On August 24, the UN Human Rights Council held a special session, requested jointly by Afghanistan and the Organisation of Islamic Cooperation (OIC), but the negotiations—led by Pakistan as OIC coordinator—failed to create any new monitoring mechanism. At its next regular session, the UN Human Rights Council adopted on October 7 a European Union-led resolution establishing a special rapporteur on Afghanistan, supported by experts, including on “fact-finding, forensics, and the rights of women and girls.”
In June, Afghan witnesses testified by video link in the defamation trial against Australian newspapers brought by former Australian SAS officer Ben Roberts-Smith. In 2018, The Age, Sydney Morning Herald, and Canberra Times had published accounts of alleged killings of civilians and other abuses by SAS units, and by Roberts-Smith himself. Those abuses are being examined by Australian investigators.
Key International Actors
On April 14, US President Joe Biden announced a full US troop withdrawal from Afghanistan. The expedited withdrawal did not include plans for evacuating many Afghans who had worked for the US and NATO forces or for programs sponsored by donor countries.
Canada, the EU, United Kingdom, United States, and other countries evacuated several hundred thousand Afghans who had worked directly with those governments, their military forces, or organizations they supported. Thousands more Afghans remained at risk—including human rights defenders, women’s rights activists, journalists, and lesbian, gay, bisexual, and transgender people—with no way of exiting the country safely. Although EU members evacuated some Afghans, as of November, none had made commitments to take in more refugees. Member states pledged one billion euros in humanitarian aid.

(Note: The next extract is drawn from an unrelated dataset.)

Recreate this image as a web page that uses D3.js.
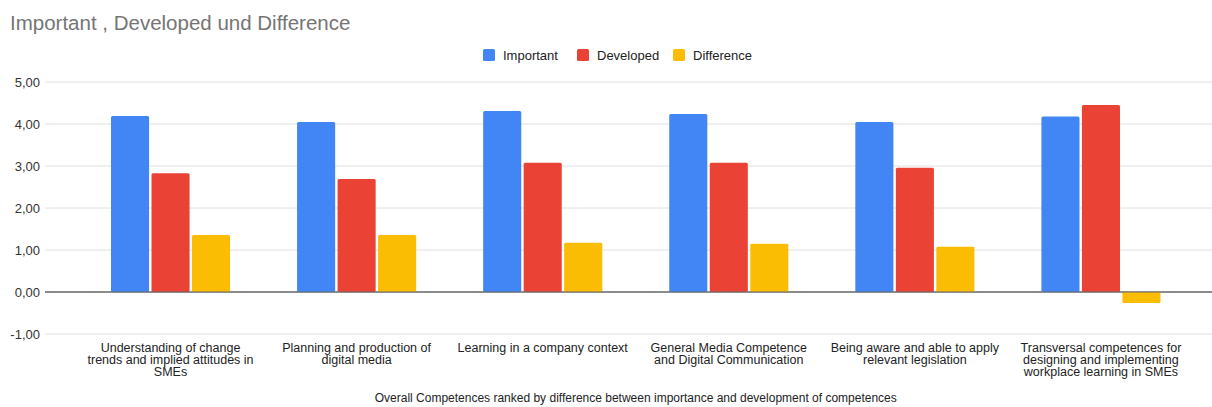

After the Taliban takeover, the New York Federal Reserve cut off the Afghanistan Central Bank’s access to its US dollar assets. The International Monetary Fund prevented Afghanistan from accessing funding including Special Drawing Rights. In August, donors stopped payments from the World Bank-administered Afghanistan Reconstruction Trust Fund, previously used to pay civil servants’ salaries, accelerating Afghanistan’s economic collapse.

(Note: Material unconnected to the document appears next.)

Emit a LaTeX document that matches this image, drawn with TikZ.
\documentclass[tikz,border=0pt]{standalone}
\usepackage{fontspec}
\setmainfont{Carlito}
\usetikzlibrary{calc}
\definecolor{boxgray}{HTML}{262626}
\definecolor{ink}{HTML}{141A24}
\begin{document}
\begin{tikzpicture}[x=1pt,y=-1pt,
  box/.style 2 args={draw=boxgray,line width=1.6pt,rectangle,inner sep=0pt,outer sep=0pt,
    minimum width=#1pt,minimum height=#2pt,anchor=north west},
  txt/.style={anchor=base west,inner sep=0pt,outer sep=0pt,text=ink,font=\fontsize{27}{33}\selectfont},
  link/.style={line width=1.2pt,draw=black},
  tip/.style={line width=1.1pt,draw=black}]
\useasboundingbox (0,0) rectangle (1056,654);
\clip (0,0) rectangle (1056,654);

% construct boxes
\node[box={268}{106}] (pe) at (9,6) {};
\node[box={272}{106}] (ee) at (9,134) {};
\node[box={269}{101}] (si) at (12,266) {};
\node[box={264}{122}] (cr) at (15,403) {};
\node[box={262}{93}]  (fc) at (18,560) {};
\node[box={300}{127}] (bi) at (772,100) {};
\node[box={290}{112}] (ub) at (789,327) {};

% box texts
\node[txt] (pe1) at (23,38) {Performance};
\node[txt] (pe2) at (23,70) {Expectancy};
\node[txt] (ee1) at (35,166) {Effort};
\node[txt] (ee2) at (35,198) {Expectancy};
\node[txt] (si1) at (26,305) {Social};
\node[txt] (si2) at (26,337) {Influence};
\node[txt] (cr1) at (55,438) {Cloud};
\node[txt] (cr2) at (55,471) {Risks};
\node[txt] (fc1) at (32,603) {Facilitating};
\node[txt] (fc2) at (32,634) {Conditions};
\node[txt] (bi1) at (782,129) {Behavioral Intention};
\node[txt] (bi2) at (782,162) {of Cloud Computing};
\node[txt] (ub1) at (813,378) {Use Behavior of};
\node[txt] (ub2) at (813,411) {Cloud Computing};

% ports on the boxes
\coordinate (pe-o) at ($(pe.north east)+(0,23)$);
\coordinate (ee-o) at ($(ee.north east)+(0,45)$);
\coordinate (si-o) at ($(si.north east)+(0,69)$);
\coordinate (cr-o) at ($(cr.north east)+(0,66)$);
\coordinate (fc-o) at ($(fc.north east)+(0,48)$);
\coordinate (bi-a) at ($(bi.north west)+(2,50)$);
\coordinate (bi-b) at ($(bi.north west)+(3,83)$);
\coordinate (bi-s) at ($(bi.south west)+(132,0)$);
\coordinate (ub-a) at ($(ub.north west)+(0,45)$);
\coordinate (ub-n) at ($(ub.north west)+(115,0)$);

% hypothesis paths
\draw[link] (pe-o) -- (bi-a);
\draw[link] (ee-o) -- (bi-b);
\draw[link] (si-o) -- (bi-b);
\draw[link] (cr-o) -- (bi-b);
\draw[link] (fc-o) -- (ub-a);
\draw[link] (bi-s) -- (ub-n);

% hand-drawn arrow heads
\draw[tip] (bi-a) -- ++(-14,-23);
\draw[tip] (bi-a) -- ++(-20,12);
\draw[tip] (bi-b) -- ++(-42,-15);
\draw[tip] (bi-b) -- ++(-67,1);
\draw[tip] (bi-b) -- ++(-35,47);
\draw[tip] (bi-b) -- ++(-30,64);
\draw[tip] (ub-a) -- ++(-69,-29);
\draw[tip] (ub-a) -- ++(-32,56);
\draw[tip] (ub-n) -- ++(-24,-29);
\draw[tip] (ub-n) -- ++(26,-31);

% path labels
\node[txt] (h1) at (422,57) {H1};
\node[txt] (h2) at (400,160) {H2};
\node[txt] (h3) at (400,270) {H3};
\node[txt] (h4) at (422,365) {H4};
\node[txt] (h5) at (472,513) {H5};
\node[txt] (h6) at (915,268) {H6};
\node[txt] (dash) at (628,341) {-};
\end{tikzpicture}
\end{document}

In September, the UN Security Council authorized a six-month renewal of the UN Assistance Mission in Afghanistan (UNAMA). The future of the mission, which among other things is mandated to promote the rights of Afghan women and girls and to monitor, investigate, and report on alleged human rights abuses, is uncertain. UN Secretary-General Antonio Guterres is expected to make recommendations to the council in early 2022 on UNAMA’s future.
As of November, the Taliban government had not been formally recognized by any other country. In September, the EU set five benchmarks for engagement with the Taliban government, among them, respect for human rights, in particular those of women and girls, and establishing an inclusive and representative government.
At the G20 meeting on September 23, China’s Foreign Minister Wang Yi called for an end to all economic sanctions on Afghanistan, said that China expected the Taliban government to eventually become more inclusive, and called on the Taliban to “resolutely” fight international terrorism.
As of November 1, Russia, Turkey, and Iran stated they would not acknowledge a Taliban-led government until they formed an “inclusive” administration. Russia invited Taliban representatives to international talks on Afghanistan in Moscow on October 20.
While Pakistan stopped short of recognizing the Taliban government, it called for greater international engagement with the Taliban, while also urging them to create a more “inclusive” government.
Throughout the year, the deteriorating situation in Afghanistan was repeatedly addressed by UN special procedures, treaty bodies, and the UN High Commissioner for Human Rights.